I almost kissed her.
Meanwhile, Stinkerbelle sat in her stroller, repeating “WALKINGWALKINGWALKINGWALKINGWALKINGWALKINGWALKING” like a record that was skipping. But like the record player was starting to overheat, because it was getting increasingly faster and higher-pitched and hysterical.
“I’ll take them,” I said.
I paid for the shoes and gave them to Stinkerbelle. She was enchanted. Moreso by the box than anything, but hey — new shoes AND a box to put them in. IT’S A GOOD DAY.
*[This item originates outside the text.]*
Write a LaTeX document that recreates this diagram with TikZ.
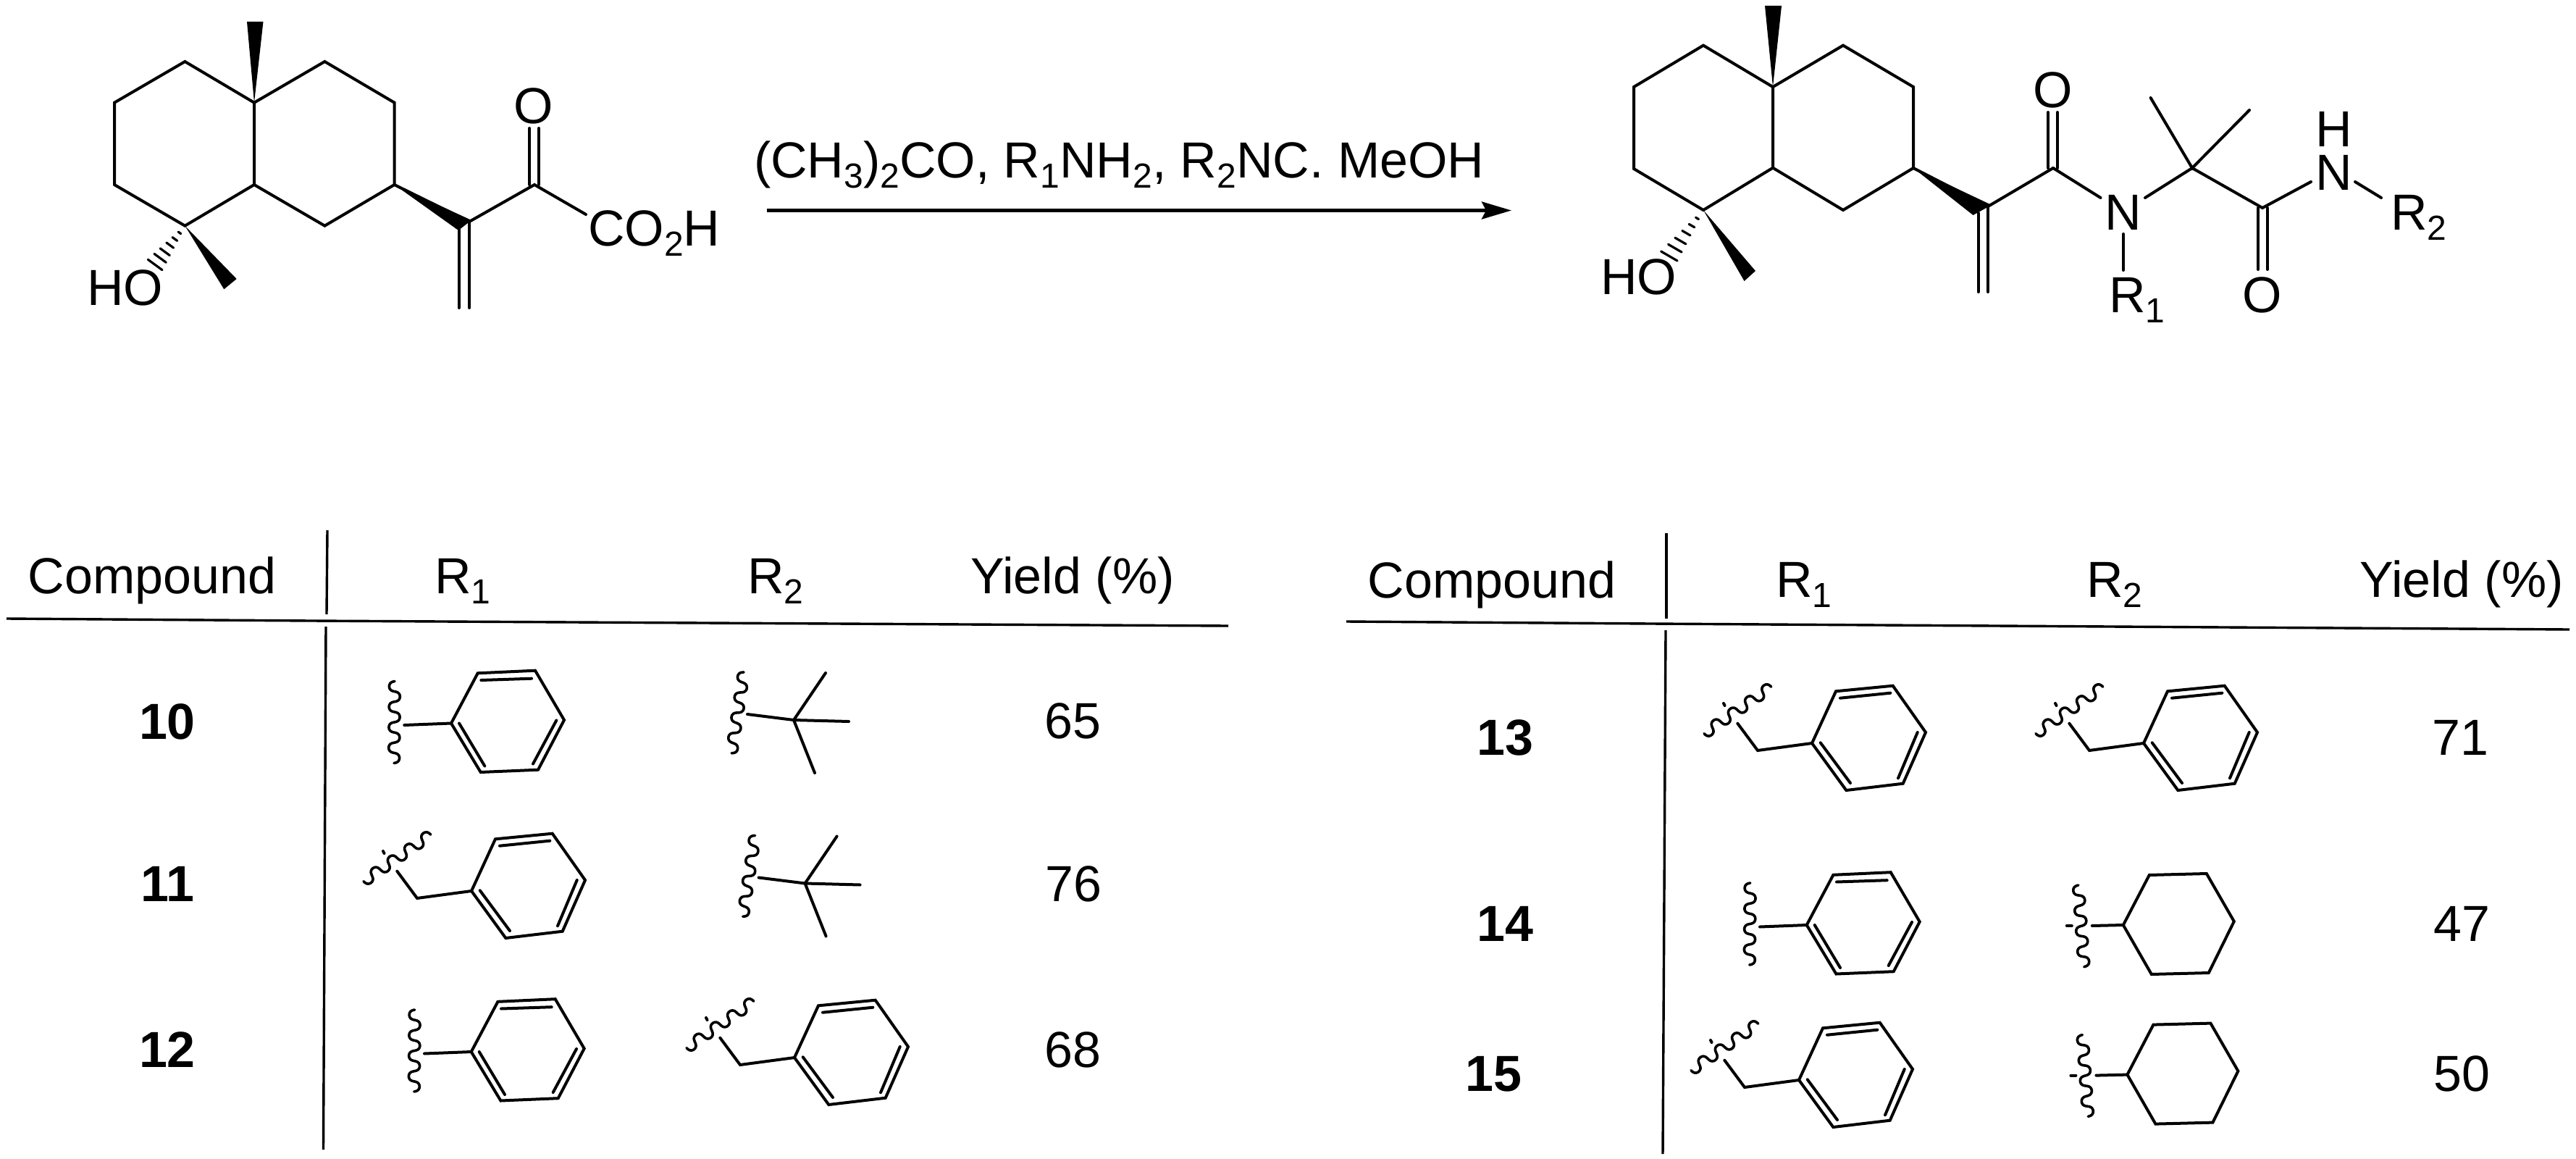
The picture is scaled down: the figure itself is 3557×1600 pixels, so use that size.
\documentclass[tikz,border=0pt]{standalone}
\usepackage{fontspec}
\setmainfont{Liberation Sans}
\usetikzlibrary{arrows.meta,calc}
\newcommand{\lowidx}[1]{\raisebox{-14pt}{\fontsize{48}{50}\selectfont #1}}
\newcommand{\hashbond}[7]{% apex x y, far-side a x y, far-side b x y, fractions
  \foreach \t in {#7} {\draw[line width=3.2pt,line cap=round] ($(#1,#2)!\t!(#3,#4)$) -- ($(#1,#2)!\t!(#5,#6)$);}}
\newcommand{\squiggle}[2]{% start point, page angle
  \begin{scope}[shift={(#1)},rotate=#2]
    \draw[wave] plot[domain=0:113,samples=130,variable=\t] ({\t-1.5*sin(2*\t/28.25*360)},{7.5*sin(\t/28.25*360)});
  \end{scope}}
\tikzset{
  x=1pt,y=-1pt,
  bond/.style={line width=4pt,line join=miter,line cap=round},
  rule/.style={line width=3.4pt},
  wave/.style={line width=3.6pt,line cap=round,line join=round},
  lab/.style={inner sep=0pt,outer sep=0pt,anchor=base,font=\fontsize{70}{84}\selectfont},
  labw/.style={inner sep=0pt,outer sep=0pt,anchor=base west,font=\fontsize{70}{84}\selectfont},
  atom/.style={inner sep=0pt,outer sep=0pt,anchor=base,font=\fontsize{70}{84}\selectfont},
  atomw/.style={inner sep=0pt,outer sep=0pt,anchor=base west,font=\fontsize{70}{84}\selectfont},
  num/.style={inner sep=0pt,outer sep=0pt,anchor=base,font=\fontsize{70}{84}\selectfont\bfseries},
}
\newcommand{\phenyl}[1]{%
  \begin{scope}[shift={(#1)}]
    \draw[bond] (0,0) -- (36.7,-69.2) -- (116,-72.8) -- (156,-4.5) -- (120,64.2) -- (40.7,67.5) -- cycle;
    \draw[bond] (41.3,-59.5) -- (111,-61.8);
    \draw[bond] (145.3,-4) -- (113,56);
    \draw[bond] (11,0) -- (46.3,59);
    \draw[bond] (0,0) -- (-64.7,2.5);
    \squiggle{-78,-58}{-90.5}
  \end{scope}}
\newcommand{\benzyl}[1]{%
  \begin{scope}[shift={(#1)}]
    \draw[bond] (0,0) -- (33,-71.7) -- (111.7,-79.3) -- (157,-15) -- (125.7,55.7) -- (47.3,65) -- cycle;
    \draw[bond] (39,-62.3) -- (108.3,-69.3);
    \draw[bond] (145.7,-15) -- (119,48.3);
    \draw[bond] (11.7,-0.7) -- (53,55);
    \draw[bond] (0,0) -- (-75,10) -- (-102.7,-27.3);
    \draw[bond] (-122,-55) -- (-120.5,-52);
    \squiggle{-149,-13.3}{34.8}
  \end{scope}}
\newcommand{\cyclohexyl}[1]{%
  \begin{scope}[shift={(#1)}]
    \draw[bond] (0,0) -- (36,-69) -- (115,-71) -- (153,-5) -- (118,66) -- (39,68) -- cycle;
    \draw[bond] (0,0) -- (-43,1);
    \squiggle{-62,-55}{-86}
    \draw[bond] (-78,1) -- (-71,1);
  \end{scope}}
\newcommand{\tbutyl}[1]{%
  \begin{scope}[shift={(#1)}]
    \draw[bond] (-64,-8) -- (0,0) -- (76,2);
    \draw[bond] (44,-65) -- (0,0) -- (29,73);
    \squiggle{-69,-66}{-98.6}
  \end{scope}}
\begin{document}
\begin{tikzpicture}
\useasboundingbox (0,0) rectangle (3557,1600);
\fill[white] (0,0) rectangle (3557,1600);

% ---------- left molecule
\coordinate (la) at (255.4,85);
\coordinate (lb) at (158,141.7);
\coordinate (lc) at (158,255);
\coordinate (ld) at (255.4,311.7);
\coordinate (le) at (351,255);
\coordinate (lf) at (351,141.7);
\coordinate (lg) at (448.4,85);
\coordinate (lh) at (544.6,141.7);
\coordinate (li) at (544.6,255);
\coordinate (lj) at (448.4,311.7);
\coordinate (lk) at (648,306);
\coordinate (lc1) at (738,255);
\draw[bond] (lf) -- (la) -- (lb) -- (lc) -- (ld) -- (le) -- (lf) -- (lg) -- (lh) -- (li) -- (lj) -- (le);
\fill (lf) -- (341,30) -- (363.5,30) -- cycle;
\fill (li) -- (633,318) -- (651,304) -- cycle;
\fill (ld) -- (326.7,385) -- (309.3,399.3) -- cycle;
\hashbond{255.4}{311.7}{204.3}{358.3}{224}{372.7}{0.18,0.34,0.5,0.67,0.83,1.0}
\draw[bond] (li) -- (lk) -- (lc1) -- (809,296);
\draw[bond] (633.7,314) -- (633.7,425);
\draw[bond] (648,306) -- (648,425);
\draw[bond] (731,255) -- (731,177);
\draw[bond] (744,255) -- (744,177);
\node[atom] (lO) at (737,170) {O};
\node[atomw] (lCO) at (812,339) {CO\lowidx{2}H};
\node[atomw] (lHO) at (120,421) {HO};

% ---------- reaction arrow
\node[labw] (rxn) at (1041,245) {(CH\lowidx{3})\lowidx{2}CO, R\lowidx{1}NH\lowidx{2}, R\lowidx{2}NC. MeOH};
\coordinate (arrA) at (1059,290.5);
\coordinate (arrB) at (2087,290.5);
\draw[line width=4.5pt,-{Stealth[length=41pt,width=24pt,inset=6pt]}] (arrA) -- (arrB);

% ---------- right molecule
\coordinate (ra) at (2352,62.7);
\coordinate (rb) at (2256,120);
\coordinate (rc) at (2256,233);
\coordinate (rd) at (2352,290);
\coordinate (re) at (2448,231.7);
\coordinate (rf) at (2448,120);
\coordinate (rg) at (2545,62.7);
\coordinate (rh) at (2642,120);
\coordinate (ri) at (2642,232);
\coordinate (rj) at (2545,290);
\coordinate (rk) at (2745,285);
\coordinate (rc1) at (2835,232);
\coordinate (rcq) at (3027,232);
\coordinate (rc2) at (3124,287);
\draw[bond] (rf) -- (ra) -- (rb) -- (rc) -- (rd) -- (re) -- (rf) -- (rg) -- (rh) -- (ri) -- (rj) -- (re);
\fill (rf) -- (2437,8) -- (2460,8) -- cycle;
\fill (ri) -- (2724.5,297) -- (2750,283) -- cycle;
\fill (rd) -- (2424,374) -- (2408.5,388) -- cycle;
\hashbond{2352}{290}{2293.6}{347}{2316}{360}{0.18,0.34,0.5,0.67,0.83,1.0}
\draw[bond] (ri) -- (rk) -- (rc1);
\draw[bond] (2731.7,294) -- (2731.7,403);
\draw[bond] (2745,285) -- (2745,403);
\draw[bond] (2828,232) -- (2828,155);
\draw[bond] (2841,232) -- (2841,155);
\node[atom] (rO1) at (2835,149) {O};
\node[atom] (rN1) at (2932,317) {N};
\node[atomw] (rR1) at (2912,431) {R\lowidx{1}};
\node[atom] (rO2) at (3124,431) {O};
\node[atom] (rN2) at (3223,262) {N};
\node[atom] (rH) at (3223,202) {H};
\node[atomw] (rR2) at (3301,317) {R\lowidx{2}};
\node[atomw] (rHO) at (2210,406) {HO};
\draw[bond] (rc1) -- (2900.5,273);
\draw[bond] (2932,323) -- (2932,373);
\draw[bond] (2962,273) -- (rcq);
\draw[bond] (2969.6,135) -- (rcq) -- (3106,152);
\draw[bond] (rcq) -- (rc2) -- (3191,251);
\draw[bond] (3118,287) -- (3118,372);
\draw[bond] (3131,287) -- (3131,372);
\draw[bond] (3252,251) -- (3288,273);

% ---------- left table
\node[lab] (c1) at (210,819) {Compound};
\node[labw] (r11) at (600,819) {R\lowidx{1}};
\node[labw] (r21) at (1032,819) {R\lowidx{2}};
\node[lab] (y1) at (1481,819) {Yield (\%)};
\draw[rule] (452,732) -- (451,848);
\draw[rule] (450,865) -- (446.5,1587);
\draw[rule] (9,854) -- (430,857) -- (1696,864);
\node[num] (n10) at (231,1020) {10};
\node[num] (n11) at (231,1244) {11};
\node[num] (n12) at (231,1473) {12};
\node[lab] (v10) at (1481,1019) {65};
\node[lab] (v11) at (1482,1244) {76};
\node[lab] (v12) at (1481,1473) {68};
\phenyl{623,998.5}
\tbutyl{1096,994}
\benzyl{651,1230}
\tbutyl{1111.6,1219.5}
\phenyl{650.7,1452}
\benzyl{1097,1460}

% ---------- right table
\node[lab] (c2) at (2060,825) {Compound};
\node[labw] (r12) at (2452,824) {R\lowidx{1}};
\node[labw] (r22) at (2881,824) {R\lowidx{2}};
\node[lab] (y2) at (3399,824) {Yield (\%)};
\draw[rule] (2301,736) -- (2301,854);
\draw[rule] (2300,870) -- (2296,1593);
\draw[rule] (1859,858) -- (2280,861) -- (3548,869);
\node[num] (n13) at (2078,1042) {13};
\node[num] (n14) at (2078,1299) {14};
\node[num] (n15) at (2062,1506) {15};
\node[lab] (v13) at (3397,1042) {71};
\node[lab] (v14) at (3399,1299) {47};
\node[lab] (v15) at (3399,1506) {50};
\benzyl{2502,1026}
\benzyl{2960,1026}
\phenyl{2494.7,1277}
\cyclohexyl{2931.8,1277}
\benzyl{2484,1491}
\cyclohexyl{2937.4,1483.6}
\end{tikzpicture}
\end{document}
But I was feeling guilty. My kid wears a lot of hand-me-downs, and here we go out and buy her shoes, and I pick the cheapo boys’ pair. What kind of mom does that? But at least the money I saved on shoes I could put towards her therapy bills later, right?
No. BAD mommy. BAD.
So, we stopped at another couple of stores where there were racks and racks of shoes. But I could not bring myself to buy them. Silver rubber running-shoe-slash-flip-flop combos. Clear plastic flip flops. (Yeah. Size 3s. For a toddler. Who DOES that to their kid?) Crazy-ass thigh-high lace-up sneaker things. All priced in the thirty dollar range.
I couldn’t do it.
Then, in the deepest, darkest, back corner of Children’s Place, hidden away like the crazy old aunty you don’t want friends to know is living with you… were SNEAKERS. Regular old lace-up Keds-style sneakers. Sure, they were rainbow tiger-striped canvas things. But they were SNEAKERS. And they were only TWELVE bucks. And they were in a 20% OFF rack.
I grabbed them.
We paid, and off we went to the car with our unfashionable, on-sale booty. Making sure nobody saw us, so they could not point at our purchases and stare and say “DEAR DOG WHAT HAS SHE DONE TO THAT POOR CHILD.”
We came home, and closed the door. Stinkerbelle plopped down on the floor, and was sitting amid several shoes strewn about the foyer, taking off her current shoes to put on a pair of too-small sandals.
And was hit with a wave of shock and horror. “She needs new winter boots.”
I wonder if moving to Barbados might be in our future.